**DIRECTIONS:**
In the copy, keep every record exact and leave out all images.

**INPUT MATERIAL:**
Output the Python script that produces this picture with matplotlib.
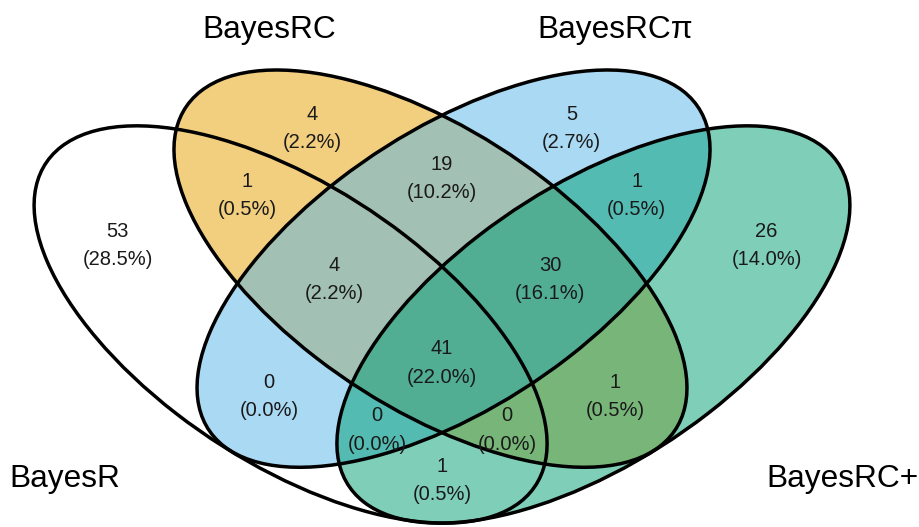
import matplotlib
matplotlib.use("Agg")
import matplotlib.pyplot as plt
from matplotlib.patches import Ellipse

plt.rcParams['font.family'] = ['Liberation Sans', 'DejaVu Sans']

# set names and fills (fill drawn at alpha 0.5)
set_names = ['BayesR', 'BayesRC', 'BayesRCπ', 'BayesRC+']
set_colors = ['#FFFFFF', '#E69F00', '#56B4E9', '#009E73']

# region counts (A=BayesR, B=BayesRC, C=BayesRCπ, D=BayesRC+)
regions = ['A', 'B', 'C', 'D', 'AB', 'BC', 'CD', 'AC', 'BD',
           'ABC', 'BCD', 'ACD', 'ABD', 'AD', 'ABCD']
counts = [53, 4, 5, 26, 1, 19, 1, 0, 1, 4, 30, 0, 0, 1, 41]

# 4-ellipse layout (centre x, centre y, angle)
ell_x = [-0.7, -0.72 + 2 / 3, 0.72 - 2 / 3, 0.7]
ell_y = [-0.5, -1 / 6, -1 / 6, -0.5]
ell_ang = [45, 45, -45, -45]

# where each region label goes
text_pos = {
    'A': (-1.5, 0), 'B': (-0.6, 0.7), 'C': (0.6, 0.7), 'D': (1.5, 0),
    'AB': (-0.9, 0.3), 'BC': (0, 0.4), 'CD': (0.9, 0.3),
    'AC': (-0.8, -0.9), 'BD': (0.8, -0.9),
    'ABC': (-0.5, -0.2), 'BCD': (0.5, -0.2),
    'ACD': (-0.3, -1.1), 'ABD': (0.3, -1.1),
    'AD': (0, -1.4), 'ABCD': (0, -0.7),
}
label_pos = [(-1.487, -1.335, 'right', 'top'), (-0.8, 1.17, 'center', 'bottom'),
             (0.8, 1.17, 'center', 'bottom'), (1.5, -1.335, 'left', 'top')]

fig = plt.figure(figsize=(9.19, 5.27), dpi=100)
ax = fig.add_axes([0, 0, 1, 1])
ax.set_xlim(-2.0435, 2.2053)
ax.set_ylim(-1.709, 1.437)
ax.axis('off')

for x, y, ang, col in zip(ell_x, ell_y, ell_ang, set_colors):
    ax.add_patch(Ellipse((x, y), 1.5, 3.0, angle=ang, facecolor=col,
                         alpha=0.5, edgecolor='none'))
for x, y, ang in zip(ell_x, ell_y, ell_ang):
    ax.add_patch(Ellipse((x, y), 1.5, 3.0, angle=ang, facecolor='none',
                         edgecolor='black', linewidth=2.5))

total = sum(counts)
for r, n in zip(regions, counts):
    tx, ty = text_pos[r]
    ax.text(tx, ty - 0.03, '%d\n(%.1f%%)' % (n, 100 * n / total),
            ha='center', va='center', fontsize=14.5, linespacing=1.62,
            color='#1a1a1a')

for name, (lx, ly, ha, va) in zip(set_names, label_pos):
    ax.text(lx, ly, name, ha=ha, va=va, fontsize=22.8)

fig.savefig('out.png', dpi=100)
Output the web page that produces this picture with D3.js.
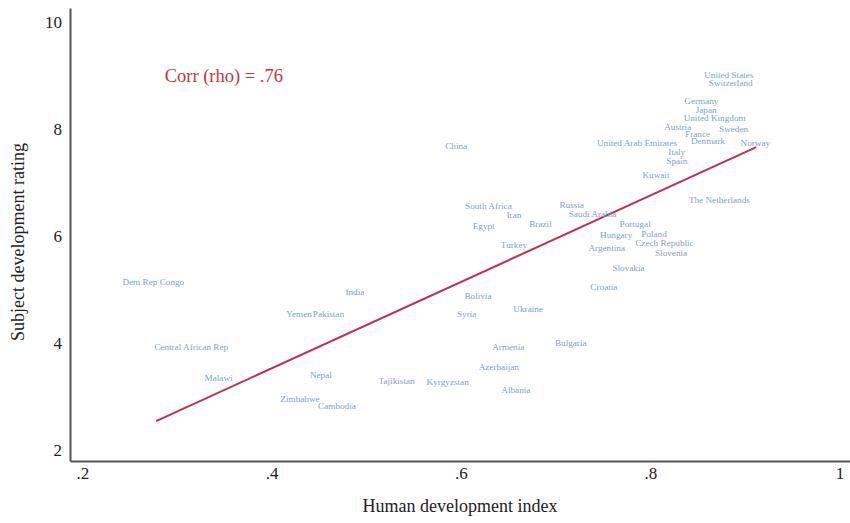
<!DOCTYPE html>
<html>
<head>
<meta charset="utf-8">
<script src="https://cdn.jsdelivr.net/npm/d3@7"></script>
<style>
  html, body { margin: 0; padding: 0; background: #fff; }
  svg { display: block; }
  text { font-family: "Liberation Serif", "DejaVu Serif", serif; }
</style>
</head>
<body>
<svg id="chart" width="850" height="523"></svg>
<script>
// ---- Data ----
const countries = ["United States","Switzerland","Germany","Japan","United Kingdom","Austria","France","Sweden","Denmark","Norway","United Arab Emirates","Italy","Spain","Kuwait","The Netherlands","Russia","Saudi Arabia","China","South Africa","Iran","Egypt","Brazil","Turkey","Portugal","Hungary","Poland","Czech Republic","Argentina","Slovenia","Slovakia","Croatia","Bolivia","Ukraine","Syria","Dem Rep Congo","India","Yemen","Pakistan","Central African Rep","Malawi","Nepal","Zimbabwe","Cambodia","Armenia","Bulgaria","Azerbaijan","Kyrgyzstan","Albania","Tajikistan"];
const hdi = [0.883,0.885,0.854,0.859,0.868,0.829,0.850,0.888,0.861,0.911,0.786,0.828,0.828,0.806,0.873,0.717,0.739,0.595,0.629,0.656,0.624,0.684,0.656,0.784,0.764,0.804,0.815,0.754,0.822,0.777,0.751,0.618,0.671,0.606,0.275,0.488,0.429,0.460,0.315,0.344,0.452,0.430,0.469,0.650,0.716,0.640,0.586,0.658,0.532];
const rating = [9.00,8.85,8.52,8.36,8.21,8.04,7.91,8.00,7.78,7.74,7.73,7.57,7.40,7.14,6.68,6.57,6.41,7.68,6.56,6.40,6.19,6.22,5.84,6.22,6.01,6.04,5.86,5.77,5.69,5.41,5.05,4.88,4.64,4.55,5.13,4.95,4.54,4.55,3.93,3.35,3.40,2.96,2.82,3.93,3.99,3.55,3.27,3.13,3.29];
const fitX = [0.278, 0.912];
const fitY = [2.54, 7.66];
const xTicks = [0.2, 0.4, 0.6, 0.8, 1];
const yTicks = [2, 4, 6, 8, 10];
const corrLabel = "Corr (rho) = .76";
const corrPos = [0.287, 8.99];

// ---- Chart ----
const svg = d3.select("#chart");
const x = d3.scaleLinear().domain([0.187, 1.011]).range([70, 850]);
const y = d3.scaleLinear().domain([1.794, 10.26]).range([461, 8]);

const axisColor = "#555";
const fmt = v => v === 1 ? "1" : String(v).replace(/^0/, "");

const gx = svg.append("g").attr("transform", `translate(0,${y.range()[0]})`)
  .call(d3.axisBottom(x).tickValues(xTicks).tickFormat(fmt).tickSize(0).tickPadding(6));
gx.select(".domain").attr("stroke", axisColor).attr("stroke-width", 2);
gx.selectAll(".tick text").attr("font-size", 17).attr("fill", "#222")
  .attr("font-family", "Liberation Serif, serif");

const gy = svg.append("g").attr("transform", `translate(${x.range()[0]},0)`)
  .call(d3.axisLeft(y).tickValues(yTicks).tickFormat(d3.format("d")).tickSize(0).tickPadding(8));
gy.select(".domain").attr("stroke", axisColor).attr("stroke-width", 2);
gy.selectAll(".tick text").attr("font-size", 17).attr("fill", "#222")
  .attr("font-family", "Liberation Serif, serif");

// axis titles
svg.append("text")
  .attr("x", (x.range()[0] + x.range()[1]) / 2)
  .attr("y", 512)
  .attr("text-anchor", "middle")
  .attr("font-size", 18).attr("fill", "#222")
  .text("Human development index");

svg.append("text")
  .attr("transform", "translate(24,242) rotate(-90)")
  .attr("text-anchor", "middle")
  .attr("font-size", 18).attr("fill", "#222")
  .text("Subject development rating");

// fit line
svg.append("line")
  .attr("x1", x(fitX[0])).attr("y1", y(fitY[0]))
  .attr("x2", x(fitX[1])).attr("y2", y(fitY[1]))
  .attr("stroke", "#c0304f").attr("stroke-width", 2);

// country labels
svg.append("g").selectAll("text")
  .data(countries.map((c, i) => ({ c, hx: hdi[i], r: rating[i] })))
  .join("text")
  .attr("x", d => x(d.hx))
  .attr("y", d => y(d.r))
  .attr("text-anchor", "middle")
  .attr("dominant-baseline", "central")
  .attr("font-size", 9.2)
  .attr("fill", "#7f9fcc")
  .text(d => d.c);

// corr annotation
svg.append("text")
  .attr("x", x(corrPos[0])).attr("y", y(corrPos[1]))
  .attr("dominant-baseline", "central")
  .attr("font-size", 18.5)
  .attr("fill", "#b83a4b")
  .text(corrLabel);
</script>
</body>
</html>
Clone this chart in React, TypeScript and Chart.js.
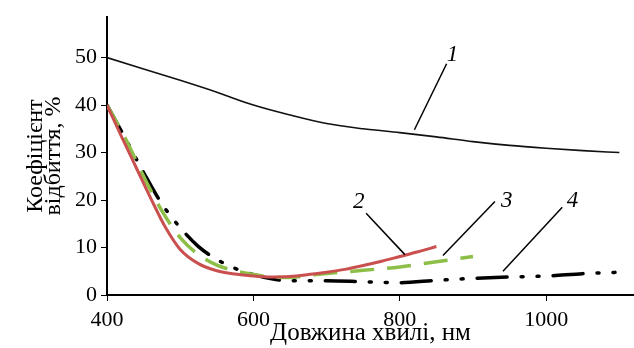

**FULL ANSWER:**
Output the Python script that produces this picture with matplotlib.
import matplotlib
matplotlib.use("Agg")
import matplotlib.pyplot as plt
from matplotlib.patches import Ellipse

plt.rcParams['font.family'] = ['Liberation Sans', 'DejaVu Sans']

# set names and fills (fill drawn at alpha 0.5)
set_names = ['BayesR', 'BayesRC', 'BayesRCπ', 'BayesRC+']
set_colors = ['#FFFFFF', '#E69F00', '#56B4E9', '#009E73']

# region counts (A=BayesR, B=BayesRC, C=BayesRCπ, D=BayesRC+)
regions = ['A', 'B', 'C', 'D', 'AB', 'BC', 'CD', 'AC', 'BD',
           'ABC', 'BCD', 'ACD', 'ABD', 'AD', 'ABCD']
counts = [53, 4, 5, 26, 1, 19, 1, 0, 1, 4, 30, 0, 0, 1, 41]

# 4-ellipse layout (centre x, centre y, angle)
ell_x = [-0.7, -0.72 + 2 / 3, 0.72 - 2 / 3, 0.7]
ell_y = [-0.5, -1 / 6, -1 / 6, -0.5]
ell_ang = [45, 45, -45, -45]

# where each region label goes
text_pos = {
    'A': (-1.5, 0), 'B': (-0.6, 0.7), 'C': (0.6, 0.7), 'D': (1.5, 0),
    'AB': (-0.9, 0.3), 'BC': (0, 0.4), 'CD': (0.9, 0.3),
    'AC': (-0.8, -0.9), 'BD': (0.8, -0.9),
    'ABC': (-0.5, -0.2), 'BCD': (0.5, -0.2),
    'ACD': (-0.3, -1.1), 'ABD': (0.3, -1.1),
    'AD': (0, -1.4), 'ABCD': (0, -0.7),
}
label_pos = [(-1.487, -1.335, 'right', 'top'), (-0.8, 1.17, 'center', 'bottom'),
             (0.8, 1.17, 'center', 'bottom'), (1.5, -1.335, 'left', 'top')]

fig = plt.figure(figsize=(9.19, 5.27), dpi=100)
ax = fig.add_axes([0, 0, 1, 1])
ax.set_xlim(-2.0435, 2.2053)
ax.set_ylim(-1.709, 1.437)
ax.axis('off')

for x, y, ang, col in zip(ell_x, ell_y, ell_ang, set_colors):
    ax.add_patch(Ellipse((x, y), 1.5, 3.0, angle=ang, facecolor=col,
                         alpha=0.5, edgecolor='none'))
for x, y, ang in zip(ell_x, ell_y, ell_ang):
    ax.add_patch(Ellipse((x, y), 1.5, 3.0, angle=ang, facecolor='none',
                         edgecolor='black', linewidth=2.5))

total = sum(counts)
for r, n in zip(regions, counts):
    tx, ty = text_pos[r]
    ax.text(tx, ty - 0.03, '%d\n(%.1f%%)' % (n, 100 * n / total),
            ha='center', va='center', fontsize=14.5, linespacing=1.62,
            color='#1a1a1a')

for name, (lx, ly, ha, va) in zip(set_names, label_pos):
    ax.text(lx, ly, name, ha=ha, va=va, fontsize=22.8)

fig.savefig('out.png', dpi=100)
Output the web page that produces this picture with D3.js.
<!DOCTYPE html>
<html>
<head>
<meta charset="utf-8">
<script src="https://cdn.jsdelivr.net/npm/d3@7"></script>
<style>
  html, body { margin: 0; padding: 0; background: #fff; }
  svg { display: block; }
  text { font-family: "Liberation Serif", "DejaVu Serif", serif; }
</style>
</head>
<body>
<svg id="chart" width="850" height="523"></svg>
<script>
// ---- Data ----
const countries = ["United States","Switzerland","Germany","Japan","United Kingdom","Austria","France","Sweden","Denmark","Norway","United Arab Emirates","Italy","Spain","Kuwait","The Netherlands","Russia","Saudi Arabia","China","South Africa","Iran","Egypt","Brazil","Turkey","Portugal","Hungary","Poland","Czech Republic","Argentina","Slovenia","Slovakia","Croatia","Bolivia","Ukraine","Syria","Dem Rep Congo","India","Yemen","Pakistan","Central African Rep","Malawi","Nepal","Zimbabwe","Cambodia","Armenia","Bulgaria","Azerbaijan","Kyrgyzstan","Albania","Tajikistan"];
const hdi = [0.883,0.885,0.854,0.859,0.868,0.829,0.850,0.888,0.861,0.911,0.786,0.828,0.828,0.806,0.873,0.717,0.739,0.595,0.629,0.656,0.624,0.684,0.656,0.784,0.764,0.804,0.815,0.754,0.822,0.777,0.751,0.618,0.671,0.606,0.275,0.488,0.429,0.460,0.315,0.344,0.452,0.430,0.469,0.650,0.716,0.640,0.586,0.658,0.532];
const rating = [9.00,8.85,8.52,8.36,8.21,8.04,7.91,8.00,7.78,7.74,7.73,7.57,7.40,7.14,6.68,6.57,6.41,7.68,6.56,6.40,6.19,6.22,5.84,6.22,6.01,6.04,5.86,5.77,5.69,5.41,5.05,4.88,4.64,4.55,5.13,4.95,4.54,4.55,3.93,3.35,3.40,2.96,2.82,3.93,3.99,3.55,3.27,3.13,3.29];
const fitX = [0.278, 0.912];
const fitY = [2.54, 7.66];
const xTicks = [0.2, 0.4, 0.6, 0.8, 1];
const yTicks = [2, 4, 6, 8, 10];
const corrLabel = "Corr (rho) = .76";
const corrPos = [0.287, 8.99];

// ---- Chart ----
const svg = d3.select("#chart");
const x = d3.scaleLinear().domain([0.187, 1.011]).range([70, 850]);
const y = d3.scaleLinear().domain([1.794, 10.26]).range([461, 8]);

const axisColor = "#555";
const fmt = v => v === 1 ? "1" : String(v).replace(/^0/, "");

const gx = svg.append("g").attr("transform", `translate(0,${y.range()[0]})`)
  .call(d3.axisBottom(x).tickValues(xTicks).tickFormat(fmt).tickSize(0).tickPadding(6));
gx.select(".domain").attr("stroke", axisColor).attr("stroke-width", 2);
gx.selectAll(".tick text").attr("font-size", 17).attr("fill", "#222")
  .attr("font-family", "Liberation Serif, serif");

const gy = svg.append("g").attr("transform", `translate(${x.range()[0]},0)`)
  .call(d3.axisLeft(y).tickValues(yTicks).tickFormat(d3.format("d")).tickSize(0).tickPadding(8));
gy.select(".domain").attr("stroke", axisColor).attr("stroke-width", 2);
gy.selectAll(".tick text").attr("font-size", 17).attr("fill", "#222")
  .attr("font-family", "Liberation Serif, serif");

// axis titles
svg.append("text")
  .attr("x", (x.range()[0] + x.range()[1]) / 2)
  .attr("y", 512)
  .attr("text-anchor", "middle")
  .attr("font-size", 18).attr("fill", "#222")
  .text("Human development index");

svg.append("text")
  .attr("transform", "translate(24,242) rotate(-90)")
  .attr("text-anchor", "middle")
  .attr("font-size", 18).attr("fill", "#222")
  .text("Subject development rating");

// fit line
svg.append("line")
  .attr("x1", x(fitX[0])).attr("y1", y(fitY[0]))
  .attr("x2", x(fitX[1])).attr("y2", y(fitY[1]))
  .attr("stroke", "#c0304f").attr("stroke-width", 2);

// country labels
svg.append("g").selectAll("text")
  .data(countries.map((c, i) => ({ c, hx: hdi[i], r: rating[i] })))
  .join("text")
  .attr("x", d => x(d.hx))
  .attr("y", d => y(d.r))
  .attr("text-anchor", "middle")
  .attr("dominant-baseline", "central")
  .attr("font-size", 9.2)
  .attr("fill", "#7f9fcc")
  .text(d => d.c);

// corr annotation
svg.append("text")
  .attr("x", x(corrPos[0])).attr("y", y(corrPos[1]))
  .attr("dominant-baseline", "central")
  .attr("font-size", 18.5)
  .attr("fill", "#b83a4b")
  .text(corrLabel);
</script>
</body>
</html>
Clone this chart in React, TypeScript and Chart.js.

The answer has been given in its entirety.